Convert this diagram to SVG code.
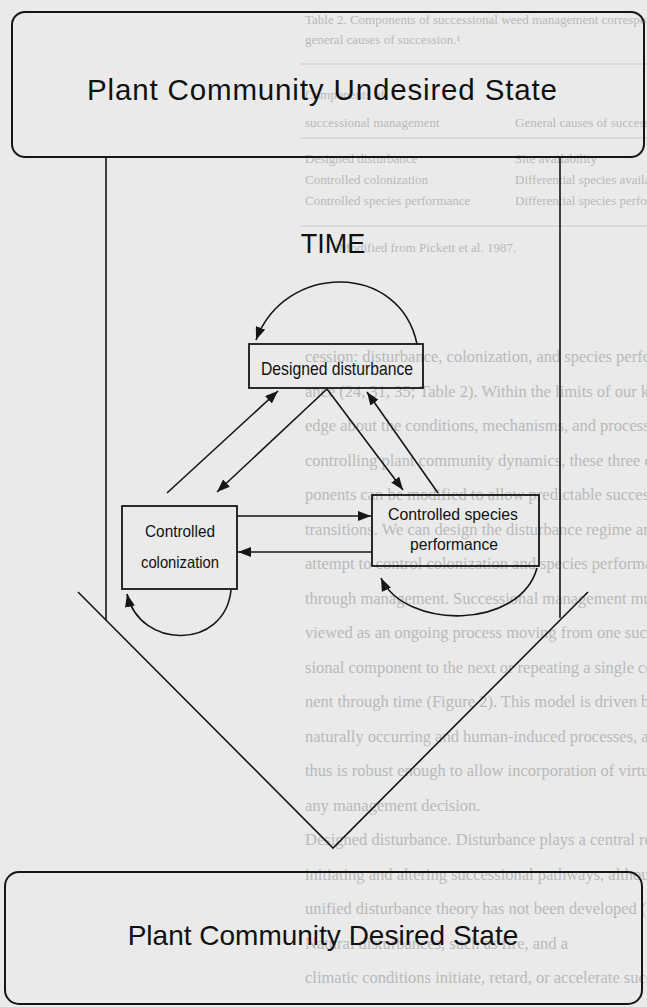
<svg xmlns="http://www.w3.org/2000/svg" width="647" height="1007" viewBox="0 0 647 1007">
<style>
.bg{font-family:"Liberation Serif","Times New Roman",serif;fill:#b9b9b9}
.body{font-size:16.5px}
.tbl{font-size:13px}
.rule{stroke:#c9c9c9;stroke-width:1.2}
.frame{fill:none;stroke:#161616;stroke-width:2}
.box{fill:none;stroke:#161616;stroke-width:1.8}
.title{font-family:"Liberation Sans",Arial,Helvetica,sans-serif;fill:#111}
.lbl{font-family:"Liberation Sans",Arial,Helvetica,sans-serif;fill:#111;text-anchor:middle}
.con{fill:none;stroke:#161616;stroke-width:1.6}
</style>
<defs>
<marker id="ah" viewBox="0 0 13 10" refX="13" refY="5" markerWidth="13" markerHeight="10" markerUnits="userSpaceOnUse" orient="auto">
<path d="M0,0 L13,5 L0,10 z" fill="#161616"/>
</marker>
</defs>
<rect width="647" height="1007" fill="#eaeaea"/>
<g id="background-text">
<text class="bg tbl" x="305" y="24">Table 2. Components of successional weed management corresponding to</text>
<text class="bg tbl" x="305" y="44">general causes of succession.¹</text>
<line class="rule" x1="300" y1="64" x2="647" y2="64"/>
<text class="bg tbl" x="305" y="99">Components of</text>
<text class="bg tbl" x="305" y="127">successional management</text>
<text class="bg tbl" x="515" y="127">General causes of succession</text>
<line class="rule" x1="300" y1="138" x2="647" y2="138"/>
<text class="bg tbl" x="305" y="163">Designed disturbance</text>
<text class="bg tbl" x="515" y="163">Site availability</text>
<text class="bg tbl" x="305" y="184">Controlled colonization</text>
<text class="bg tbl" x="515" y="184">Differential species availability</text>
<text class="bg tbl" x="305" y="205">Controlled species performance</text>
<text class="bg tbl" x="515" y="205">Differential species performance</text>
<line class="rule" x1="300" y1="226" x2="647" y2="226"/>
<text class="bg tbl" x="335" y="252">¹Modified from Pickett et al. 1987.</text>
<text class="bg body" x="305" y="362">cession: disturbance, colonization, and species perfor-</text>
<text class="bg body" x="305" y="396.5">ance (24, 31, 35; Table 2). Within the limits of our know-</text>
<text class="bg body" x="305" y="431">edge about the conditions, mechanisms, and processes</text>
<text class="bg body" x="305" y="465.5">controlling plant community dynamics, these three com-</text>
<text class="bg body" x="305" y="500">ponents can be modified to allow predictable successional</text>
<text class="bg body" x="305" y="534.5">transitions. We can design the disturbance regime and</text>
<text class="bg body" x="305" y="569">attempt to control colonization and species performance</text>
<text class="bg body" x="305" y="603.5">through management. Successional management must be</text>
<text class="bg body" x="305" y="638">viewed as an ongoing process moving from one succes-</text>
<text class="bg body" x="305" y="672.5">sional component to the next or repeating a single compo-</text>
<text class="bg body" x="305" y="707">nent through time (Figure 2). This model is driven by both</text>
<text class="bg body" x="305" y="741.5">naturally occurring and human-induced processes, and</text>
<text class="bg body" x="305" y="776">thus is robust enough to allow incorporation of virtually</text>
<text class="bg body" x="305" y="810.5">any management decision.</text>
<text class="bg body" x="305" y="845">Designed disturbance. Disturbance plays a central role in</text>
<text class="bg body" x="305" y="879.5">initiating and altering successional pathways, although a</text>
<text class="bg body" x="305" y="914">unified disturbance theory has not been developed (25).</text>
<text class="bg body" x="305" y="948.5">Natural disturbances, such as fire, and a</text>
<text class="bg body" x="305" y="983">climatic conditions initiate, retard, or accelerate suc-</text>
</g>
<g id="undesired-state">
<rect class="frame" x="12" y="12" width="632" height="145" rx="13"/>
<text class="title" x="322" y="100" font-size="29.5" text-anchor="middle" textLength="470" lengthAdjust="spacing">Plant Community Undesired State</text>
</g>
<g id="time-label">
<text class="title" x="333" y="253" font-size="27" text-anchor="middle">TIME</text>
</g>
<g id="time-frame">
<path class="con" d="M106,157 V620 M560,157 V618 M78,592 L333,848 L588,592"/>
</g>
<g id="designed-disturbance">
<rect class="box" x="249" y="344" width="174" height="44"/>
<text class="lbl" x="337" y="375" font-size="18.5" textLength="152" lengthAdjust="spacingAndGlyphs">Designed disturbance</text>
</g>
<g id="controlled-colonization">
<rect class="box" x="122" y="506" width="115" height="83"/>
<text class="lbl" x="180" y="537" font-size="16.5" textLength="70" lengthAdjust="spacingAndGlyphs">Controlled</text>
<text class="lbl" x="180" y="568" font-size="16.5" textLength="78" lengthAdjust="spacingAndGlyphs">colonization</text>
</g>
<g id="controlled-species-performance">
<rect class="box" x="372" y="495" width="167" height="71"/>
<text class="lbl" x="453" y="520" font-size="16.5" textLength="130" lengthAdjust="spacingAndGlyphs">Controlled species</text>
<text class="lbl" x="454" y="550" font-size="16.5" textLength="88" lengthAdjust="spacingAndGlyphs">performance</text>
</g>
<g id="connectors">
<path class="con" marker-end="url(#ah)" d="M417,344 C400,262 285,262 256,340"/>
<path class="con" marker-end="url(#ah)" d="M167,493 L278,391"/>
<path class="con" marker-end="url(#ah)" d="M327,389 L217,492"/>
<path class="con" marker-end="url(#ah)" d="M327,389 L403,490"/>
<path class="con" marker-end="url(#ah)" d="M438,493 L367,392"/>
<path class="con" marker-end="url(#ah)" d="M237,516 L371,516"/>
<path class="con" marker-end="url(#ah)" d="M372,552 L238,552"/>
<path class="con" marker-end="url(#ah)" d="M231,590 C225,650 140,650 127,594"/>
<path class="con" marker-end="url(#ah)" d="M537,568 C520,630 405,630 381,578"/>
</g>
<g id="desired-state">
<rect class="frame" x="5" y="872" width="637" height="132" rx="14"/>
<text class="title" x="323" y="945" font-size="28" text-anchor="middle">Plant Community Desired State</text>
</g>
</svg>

__GIVEN EXERCISE__
Write out the material above again, word for word, minus its pictures.

__RESULT FOR THIS EXERCISE__
Convert this diagram to SVG code.
<svg xmlns="http://www.w3.org/2000/svg" width="647" height="1007" viewBox="0 0 647 1007">
<style>
.bg{font-family:"Liberation Serif","Times New Roman",serif;fill:#b9b9b9}
.body{font-size:16.5px}
.tbl{font-size:13px}
.rule{stroke:#c9c9c9;stroke-width:1.2}
.frame{fill:none;stroke:#161616;stroke-width:2}
.box{fill:none;stroke:#161616;stroke-width:1.8}
.title{font-family:"Liberation Sans",Arial,Helvetica,sans-serif;fill:#111}
.lbl{font-family:"Liberation Sans",Arial,Helvetica,sans-serif;fill:#111;text-anchor:middle}
.con{fill:none;stroke:#161616;stroke-width:1.6}
</style>
<defs>
<marker id="ah" viewBox="0 0 13 10" refX="13" refY="5" markerWidth="13" markerHeight="10" markerUnits="userSpaceOnUse" orient="auto">
<path d="M0,0 L13,5 L0,10 z" fill="#161616"/>
</marker>
</defs>
<rect width="647" height="1007" fill="#eaeaea"/>
<g id="background-text">
<text class="bg tbl" x="305" y="24">Table 2. Components of successional weed management corresponding to</text>
<text class="bg tbl" x="305" y="44">general causes of succession.¹</text>
<line class="rule" x1="300" y1="64" x2="647" y2="64"/>
<text class="bg tbl" x="305" y="99">Components of</text>
<text class="bg tbl" x="305" y="127">successional management</text>
<text class="bg tbl" x="515" y="127">General causes of succession</text>
<line class="rule" x1="300" y1="138" x2="647" y2="138"/>
<text class="bg tbl" x="305" y="163">Designed disturbance</text>
<text class="bg tbl" x="515" y="163">Site availability</text>
<text class="bg tbl" x="305" y="184">Controlled colonization</text>
<text class="bg tbl" x="515" y="184">Differential species availability</text>
<text class="bg tbl" x="305" y="205">Controlled species performance</text>
<text class="bg tbl" x="515" y="205">Differential species performance</text>
<line class="rule" x1="300" y1="226" x2="647" y2="226"/>
<text class="bg tbl" x="335" y="252">¹Modified from Pickett et al. 1987.</text>
<text class="bg body" x="305" y="362">cession: disturbance, colonization, and species perfor-</text>
<text class="bg body" x="305" y="396.5">ance (24, 31, 35; Table 2). Within the limits of our know-</text>
<text class="bg body" x="305" y="431">edge about the conditions, mechanisms, and processes</text>
<text class="bg body" x="305" y="465.5">controlling plant community dynamics, these three com-</text>
<text class="bg body" x="305" y="500">ponents can be modified to allow predictable successional</text>
<text class="bg body" x="305" y="534.5">transitions. We can design the disturbance regime and</text>
<text class="bg body" x="305" y="569">attempt to control colonization and species performance</text>
<text class="bg body" x="305" y="603.5">through management. Successional management must be</text>
<text class="bg body" x="305" y="638">viewed as an ongoing process moving from one succes-</text>
<text class="bg body" x="305" y="672.5">sional component to the next or repeating a single compo-</text>
<text class="bg body" x="305" y="707">nent through time (Figure 2). This model is driven by both</text>
<text class="bg body" x="305" y="741.5">naturally occurring and human-induced processes, and</text>
<text class="bg body" x="305" y="776">thus is robust enough to allow incorporation of virtually</text>
<text class="bg body" x="305" y="810.5">any management decision.</text>
<text class="bg body" x="305" y="845">Designed disturbance. Disturbance plays a central role in</text>
<text class="bg body" x="305" y="879.5">initiating and altering successional pathways, although a</text>
<text class="bg body" x="305" y="914">unified disturbance theory has not been developed (25).</text>
<text class="bg body" x="305" y="948.5">Natural disturbances, such as fire, and a</text>
<text class="bg body" x="305" y="983">climatic conditions initiate, retard, or accelerate suc-</text>
</g>
<g id="undesired-state">
<rect class="frame" x="12" y="12" width="632" height="145" rx="13"/>
<text class="title" x="322" y="100" font-size="29.5" text-anchor="middle" textLength="470" lengthAdjust="spacing">Plant Community Undesired State</text>
</g>
<g id="time-label">
<text class="title" x="333" y="253" font-size="27" text-anchor="middle">TIME</text>
</g>
<g id="time-frame">
<path class="con" d="M106,157 V620 M560,157 V618 M78,592 L333,848 L588,592"/>
</g>
<g id="designed-disturbance">
<rect class="box" x="249" y="344" width="174" height="44"/>
<text class="lbl" x="337" y="375" font-size="18.5" textLength="152" lengthAdjust="spacingAndGlyphs">Designed disturbance</text>
</g>
<g id="controlled-colonization">
<rect class="box" x="122" y="506" width="115" height="83"/>
<text class="lbl" x="180" y="537" font-size="16.5" textLength="70" lengthAdjust="spacingAndGlyphs">Controlled</text>
<text class="lbl" x="180" y="568" font-size="16.5" textLength="78" lengthAdjust="spacingAndGlyphs">colonization</text>
</g>
<g id="controlled-species-performance">
<rect class="box" x="372" y="495" width="167" height="71"/>
<text class="lbl" x="453" y="520" font-size="16.5" textLength="130" lengthAdjust="spacingAndGlyphs">Controlled species</text>
<text class="lbl" x="454" y="550" font-size="16.5" textLength="88" lengthAdjust="spacingAndGlyphs">performance</text>
</g>
<g id="connectors">
<path class="con" marker-end="url(#ah)" d="M417,344 C400,262 285,262 256,340"/>
<path class="con" marker-end="url(#ah)" d="M167,493 L278,391"/>
<path class="con" marker-end="url(#ah)" d="M327,389 L217,492"/>
<path class="con" marker-end="url(#ah)" d="M327,389 L403,490"/>
<path class="con" marker-end="url(#ah)" d="M438,493 L367,392"/>
<path class="con" marker-end="url(#ah)" d="M237,516 L371,516"/>
<path class="con" marker-end="url(#ah)" d="M372,552 L238,552"/>
<path class="con" marker-end="url(#ah)" d="M231,590 C225,650 140,650 127,594"/>
<path class="con" marker-end="url(#ah)" d="M537,568 C520,630 405,630 381,578"/>
</g>
<g id="desired-state">
<rect class="frame" x="5" y="872" width="637" height="132" rx="14"/>
<text class="title" x="323" y="945" font-size="28" text-anchor="middle">Plant Community Desired State</text>
</g>
</svg>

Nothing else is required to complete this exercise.